THE EXERCISE: Below, find the line containing "Write a web" and the line containing "10.2,11.3,12.2];"; reproduce exactly those two and every line between them, omitting pictures.

DATA EXTRACT:
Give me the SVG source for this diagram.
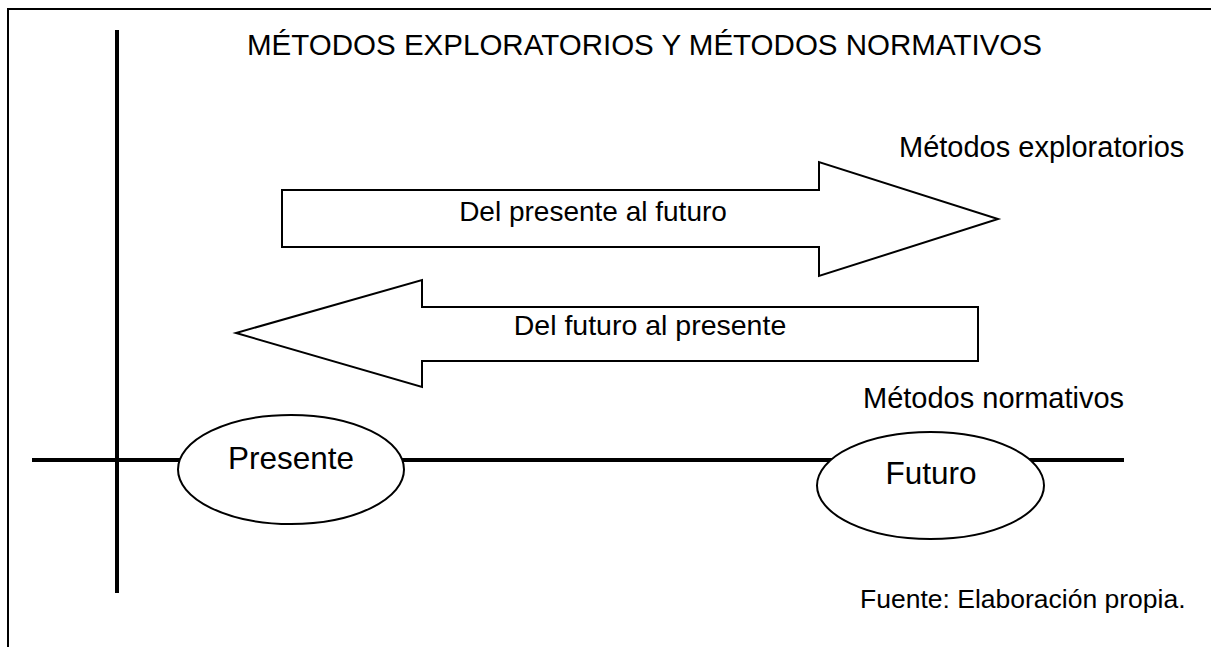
<svg xmlns="http://www.w3.org/2000/svg" width="1211" height="647" viewBox="0 0 1211 647">
<style>
text{font-family:"Liberation Sans",Arial,sans-serif;fill:#000}
.shape{fill:#fff;stroke:#000;stroke-width:2}
.axis{stroke:#000;stroke-width:4;fill:none}
</style>
<rect width="1211" height="647" fill="#fff"/>
<rect id="frame" x="8" y="9" width="1230" height="670" fill="none" stroke="#000" stroke-width="2"/>
<text id="title" x="247" y="55" font-size="29" textLength="795" lengthAdjust="spacingAndGlyphs">MÉTODOS EXPLORATORIOS Y MÉTODOS NORMATIVOS</text>
<g id="connectors">
<line class="axis" x1="117" y1="30" x2="117" y2="593"/>
<line class="axis" x1="32" y1="460" x2="1124" y2="460"/>
</g>
<g id="arrow-explor">
<polygon class="shape" points="282,190 819,190 819,162 998,219 819,276 819,247 282,247"/>
<text x="593" y="221" font-size="28" text-anchor="middle">Del presente al futuro</text>
</g>
<g id="arrow-norm">
<polygon class="shape" points="978,307 422,307 422,280 236,333 422,387 422,361 978,361"/>
<text x="650" y="335" font-size="28.5" text-anchor="middle">Del futuro al presente</text>
</g>
<g id="label-explor"><text x="899" y="157" font-size="29">Métodos exploratorios</text></g>
<g id="label-norm"><text x="863" y="408" font-size="29">Métodos normativos</text></g>
<g id="presente">
<ellipse class="shape" cx="291" cy="469.5" rx="113" ry="54.5"/>
<text x="291" y="469" font-size="31.5" text-anchor="middle">Presente</text>
</g>
<g id="futuro">
<ellipse class="shape" cx="930.5" cy="485.5" rx="113.5" ry="53.5"/>
<text x="931" y="484" font-size="31.5" text-anchor="middle">Futuro</text>
</g>
<g id="source"><text x="860" y="608" font-size="26.5">Fuente: Elaboración propia.</text></g>
</svg>
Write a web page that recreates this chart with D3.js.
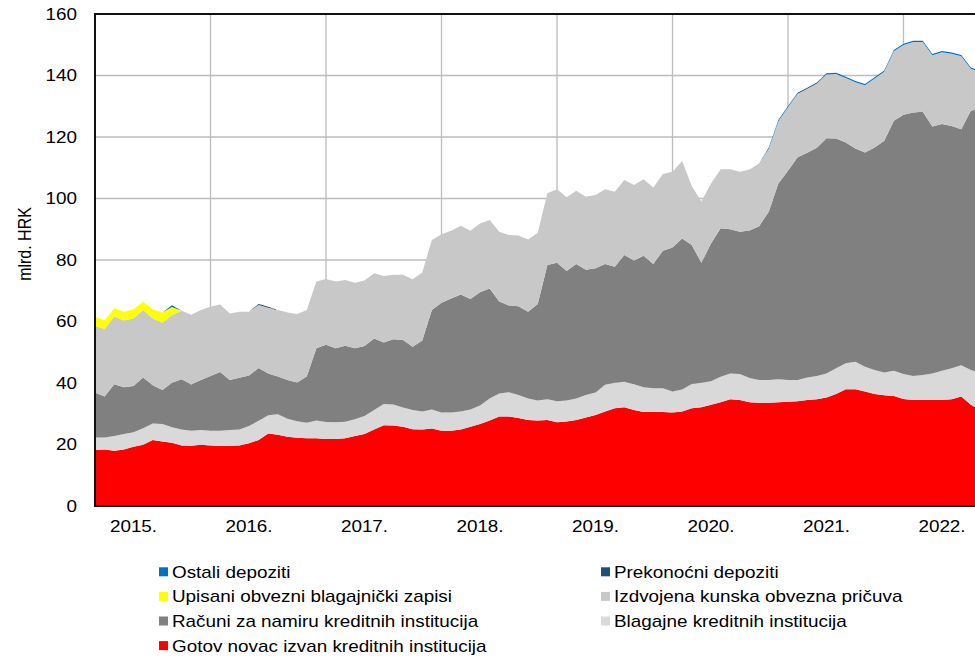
<!DOCTYPE html>
<html><head><meta charset="utf-8">
<script src="https://cdn.jsdelivr.net/npm/d3@7"></script>
<style>
body{margin:0;background:#fff}
svg{display:block;font-family:"Liberation Sans",Arial,sans-serif;font-size:16px}
</style>
</head><body>
<svg id="c" width="975" height="658"></svg>
<script>
// Monthly data, starting September 2014 (bn HRK)
const startMonth = new Date(2014, 8, 1);

const gotovNovac = [
 18.2,18.4,18.0,18.4,19.3,19.9,21.5,21.0,20.6,19.7,
 19.6,19.9,19.7,19.5,19.6,19.7,20.4,21.5,23.6,23.2,
 22.5,22.2,22.0,22.0,21.8,21.8,22.0,22.8,23.4,24.9,
 26.3,26.2,25.8,25.0,24.9,25.2,24.5,24.5,24.9,25.8,
 26.7,27.8,29.1,29.1,28.6,28.0,27.8,28.0,27.2,27.5,
 28.0,28.8,29.6,30.7,31.8,32.1,31.2,30.6,30.6,30.6,
 30.4,30.7,31.8,32.1,32.9,33.7,34.7,34.5,33.7,33.6,
 33.6,33.7,33.9,34.1,34.5,34.7,35.3,36.4,38.0,38.0,
 37.2,36.4,36.0,35.8,34.8,34.5,34.5,34.5,34.5,34.7,
 35.6,32.9,31.2];

const blagajne = [
 4.1,3.9,4.8,5.0,4.7,5.4,5.3,5.7,5.0,5.2,
 4.9,4.8,4.8,5.0,5.1,5.2,5.6,6.2,5.9,6.6,
 5.9,5.4,5.1,5.8,5.5,5.4,5.4,5.4,5.9,6.3,
 6.9,6.8,6.2,6.2,5.8,6.2,5.9,5.9,5.8,5.6,
 6.0,7.2,7.5,7.9,7.5,7.0,6.5,6.7,6.9,6.8,
 7.0,7.3,7.3,8.7,8.3,8.3,8.4,8.0,7.7,7.7,
 6.8,7.2,7.9,8.0,7.7,8.3,8.4,8.4,7.9,7.4,
 7.4,7.5,7.1,6.9,7.3,7.6,7.8,8.4,8.4,8.9,
 8.1,7.8,7.4,8.2,8.1,7.8,8.1,8.6,9.5,10.1,
 10.2,11.3,12.2];

const racuni = [
 14.6,13.3,16.8,15.2,15.0,16.5,12.5,11.0,14.5,16.3,
 15.0,16.3,17.8,19.1,16.3,16.8,16.4,17.2,13.6,12.3,
 12.6,12.6,15.0,23.5,25.1,24.1,24.7,23.1,22.7,23.3,
 20.0,21.2,22.0,20.6,23.1,32.3,35.7,37.1,38.1,35.9,
 36.8,35.7,29.9,28.2,28.9,28.2,31.4,43.7,45.0,42.1,
 43.7,40.7,40.4,39.3,37.7,41.2,40.2,42.8,40.4,44.7,
 46.9,49.1,45.2,39.0,44.8,48.3,46.9,46.3,48.0,50.0,
 54.7,63.7,68.0,72.4,73.1,74.2,76.5,74.7,71.8,69.4,
 69.7,72.4,75.4,81.3,84.3,85.7,85.6,80.3,80.2,78.8,
 76.7,84.3,85.9];

const izdvojena = [
 21.6,22.0,22.0,21.7,22.0,21.9,21.7,21.9,22.0,22.3,
 22.7,22.7,22.5,21.9,21.6,21.5,20.8,20.5,21.4,21.6,
 21.9,22.2,21.6,21.7,21.4,21.7,21.4,21.3,21.3,21.2,
 21.6,21.0,21.2,21.9,22.1,22.8,22.3,22.0,22.3,22.2,
 22.4,22.3,22.7,22.9,23.0,23.5,23.2,23.3,23.9,24.0,
 23.8,23.8,23.8,24.3,24.4,24.4,24.6,24.9,24.9,25.0,
 24.6,25.2,19.2,19.9,19.5,19.2,19.5,19.5,19.8,20.4,
 20.5,20.2,20.7,20.7,20.8,20.9,20.7,21.0,21.0,21.5,
 21.8,22.4,22.4,22.6,22.7,22.9,22.7,23.2,23.4,23.5,
 23.8,13.7,11.8];

const upisani = [
 3.1,2.7,2.7,2.9,3.0,2.7,3.0,3.3,2.6,0,
 0,0,0,0,0,0,0,0,0,0,
 0,0,0,0,0,0,0,0,0,0,
 0,0,0,0,0,0,0,0,0,0,
 0,0,0,0,0,0,0,0,0,0,
 0,0,0,0,0,0,0,0,0,0,
 0,0,0,0,0,0,0,0,0,0,
 0,0,0,0,0,0,0,0,0,0,
 0,0,0,0,0,0,0,0,0,0,
 0,0,0];

const prekonocni = [
 0,0,0,0,0,0,0,0,0,0,
 0,0,0,0,0,0,0,0.3,0.3,0,
 0,0,0,0,0,0,0,0,0,0,
 0,0,0,0,0,0,0,0,0,0,
 0,0,0,0,0,0,0,0,0,0,
 0,0,0,0,0,0,0,0,0,0,
 0,0,0,0,0,0,0,0,0,0,
 0,0,0,0.3,0.3,0.3,0,0,0,0,
 0,0,0,0,0,0,0,0,0,0,
 0,0,0];

const ostali = [
 0,0,0,0,0,0,0,0,0.6,0,
 0,0,0,0,0,0,0,0,0,0,
 0,0,0,0,0,0,0,0,0,0,
 0,0,0,0,0,0,0,0,0,0,
 0,0,0,0,0,0,0,0,0,0,
 0,0,0,0,0,0,0,0,0,0,
 0,0,0,0,0,0,0,0,0,0,
 0.4,0.4,0.4,0,0,0,0.4,0.4,0.4,0.4,
 0.4,0.4,0.4,0.4,0.4,0.4,0.4,0.4,0.4,0.4,
 0.4,0.4,0.4];

const yTicks = [0,20,40,60,80,100,120,140,160];
const yTitle = "mlrd. HRK";

// Series in stacking order (bottom -> top)
const seriesKeys = ["gotov","blagajne","racuni","izdvojena","upisani","prekonocni","ostali"];
const seriesNames = {
  gotov: "Gotov novac izvan kreditnih institucija",
  blagajne: "Blagajne kreditnih institucija",
  racuni: "Računi za namiru kreditnih institucija",
  izdvojena: "Izdvojena kunska obvezna pričuva",
  upisani: "Upisani obvezni blagajnički zapisi",
  prekonocni: "Prekonoćni depoziti",
  ostali: "Ostali depoziti"
};
const seriesColors = {
  gotov: "#ff0000",
  blagajne: "#d9d9d9",
  racuni: "#808080",
  izdvojena: "#c8c8c8",
  upisani: "#ffff00",
  prekonocni: "#1f4e79",
  ostali: "#0070c0"
};
// legend layout: rows of [left, right]
const legendRows = [["ostali","prekonocni"],["upisani","izdvojena"],["racuni","blagajne"],["gotov",null]];

const arrays = {gotov:gotovNovac, blagajne, racuni, izdvojena, upisani, prekonocni, ostali};
const months = d3.range(gotovNovac.length).map(i => d3.timeMonth.offset(startMonth, i));
const rows = months.map((d,i) => {
  const r = {i, date:d};
  seriesKeys.forEach(k => r[k] = arrays[k][i]);
  return r;
});

const SX = 1.18; // horizontal text stretch of the original
const svg = d3.select("#c");

const x = d3.scaleLinear().domain([0, 12]).range([95, 210.5]);
const y = d3.scaleLinear().domain([0, 160]).range([506, 14]);
const plotRight = 1000;

// gridlines
const grid = svg.append("g");
grid.selectAll("line.h").data(yTicks.filter(v => v > 0)).join("line")
  .attr("x1", x(0)).attr("x2", plotRight)
  .attr("y1", d => y(d)).attr("y2", d => y(d))
  .attr("stroke", "#bcbcbc").attr("stroke-width", 1.3);
const vGrid = d3.range(12, gotovNovac.length, 12);
grid.selectAll("line.v").data(vGrid).join("line")
  .attr("x1", d => x(d)).attr("x2", d => x(d))
  .attr("y1", y(0)).attr("y2", y(160))
  .attr("stroke", "#bcbcbc").attr("stroke-width", 1.3);

// stacked areas
const stack = d3.stack().keys(seriesKeys);
const stacked = stack(rows);
const area = d3.area()
  .x(d => x(d.data.i))
  .y0(d => y(d[0]))
  .y1(d => y(d[1]));
svg.append("g").selectAll("path").data(stacked).join("path")
  .attr("d", area)
  .attr("fill", d => seriesColors[d.key]);

// plot frame
svg.append("rect")
  .attr("x", x(0)).attr("y", y(160))
  .attr("width", plotRight - x(0)).attr("height", y(0) - y(160))
  .attr("fill", "none").attr("stroke", "#111").attr("stroke-width", 2);

function sText(g, tx, ty, txt, anchor) {
  return g.append("text")
    .attr("transform", `translate(${tx},${ty}) scale(${SX},1)`)
    .attr("text-anchor", anchor)
    .attr("fill", "#000")
    .text(txt);
}

// y tick labels
const yl = svg.append("g");
yTicks.forEach(v => sText(yl, 77, y(v) + 5.7, String(v), "end"));

// x labels at January of each year
const xl = svg.append("g");
const fmt = d3.timeFormat("%Y.");
rows.filter(r => r.date.getMonth() === 0).forEach(r => {
  sText(xl, x(r.i), 532, fmt(r.date), "middle");
});

// y title
svg.append("text")
  .attr("transform", `translate(31,244) rotate(-90) scale(1,${SX})`)
  .attr("text-anchor", "middle")
  .text(yTitle);

// legend
const lg = svg.append("g");
const colX = [159, 601];
legendRows.forEach((row, r) => {
  const cy = 572 + 24.6 * r;
  row.forEach((k, c) => {
    if (!k) return;
    lg.append("rect").attr("x", colX[c]).attr("y", cy - 4.7)
      .attr("width", 9).attr("height", 9).attr("fill", seriesColors[k]);
    sText(lg, colX[c] + 13, cy + 5.7, seriesNames[k], "start");
  });
});
</script>
</body></html>
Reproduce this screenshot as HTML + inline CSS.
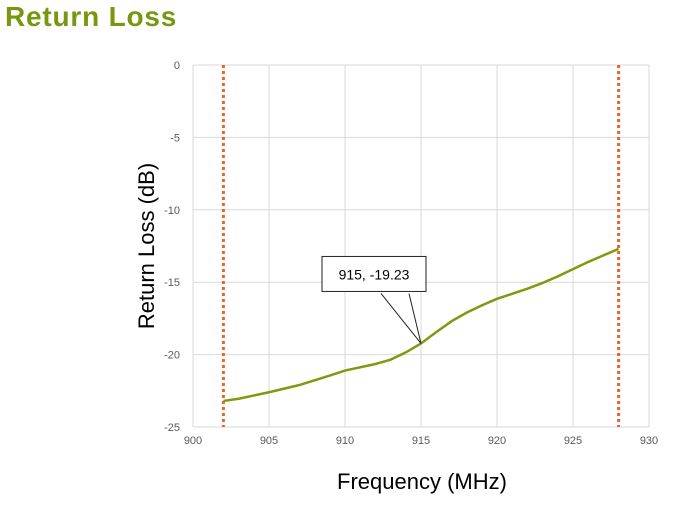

SOLUTION FOR THIS EXERCISE:
Write a web page that recreates this chart with D3.js.
<!DOCTYPE html>
<html><head><meta charset="utf-8">
<script src="https://cdn.jsdelivr.net/npm/d3@7"></script>
<style>
body{margin:0;background:#fff}
svg{display:block;font-family:"Liberation Sans",Arial,sans-serif;font-size:16px}
</style>
</head><body>
<svg id="c" width="975" height="658"></svg>
<script>
// Monthly data, starting September 2014 (bn HRK)
const startMonth = new Date(2014, 8, 1);

const gotovNovac = [
 18.2,18.4,18.0,18.4,19.3,19.9,21.5,21.0,20.6,19.7,
 19.6,19.9,19.7,19.5,19.6,19.7,20.4,21.5,23.6,23.2,
 22.5,22.2,22.0,22.0,21.8,21.8,22.0,22.8,23.4,24.9,
 26.3,26.2,25.8,25.0,24.9,25.2,24.5,24.5,24.9,25.8,
 26.7,27.8,29.1,29.1,28.6,28.0,27.8,28.0,27.2,27.5,
 28.0,28.8,29.6,30.7,31.8,32.1,31.2,30.6,30.6,30.6,
 30.4,30.7,31.8,32.1,32.9,33.7,34.7,34.5,33.7,33.6,
 33.6,33.7,33.9,34.1,34.5,34.7,35.3,36.4,38.0,38.0,
 37.2,36.4,36.0,35.8,34.8,34.5,34.5,34.5,34.5,34.7,
 35.6,32.9,31.2];

const blagajne = [
 4.1,3.9,4.8,5.0,4.7,5.4,5.3,5.7,5.0,5.2,
 4.9,4.8,4.8,5.0,5.1,5.2,5.6,6.2,5.9,6.6,
 5.9,5.4,5.1,5.8,5.5,5.4,5.4,5.4,5.9,6.3,
 6.9,6.8,6.2,6.2,5.8,6.2,5.9,5.9,5.8,5.6,
 6.0,7.2,7.5,7.9,7.5,7.0,6.5,6.7,6.9,6.8,
 7.0,7.3,7.3,8.7,8.3,8.3,8.4,8.0,7.7,7.7,
 6.8,7.2,7.9,8.0,7.7,8.3,8.4,8.4,7.9,7.4,
 7.4,7.5,7.1,6.9,7.3,7.6,7.8,8.4,8.4,8.9,
 8.1,7.8,7.4,8.2,8.1,7.8,8.1,8.6,9.5,10.1,
 10.2,11.3,12.2];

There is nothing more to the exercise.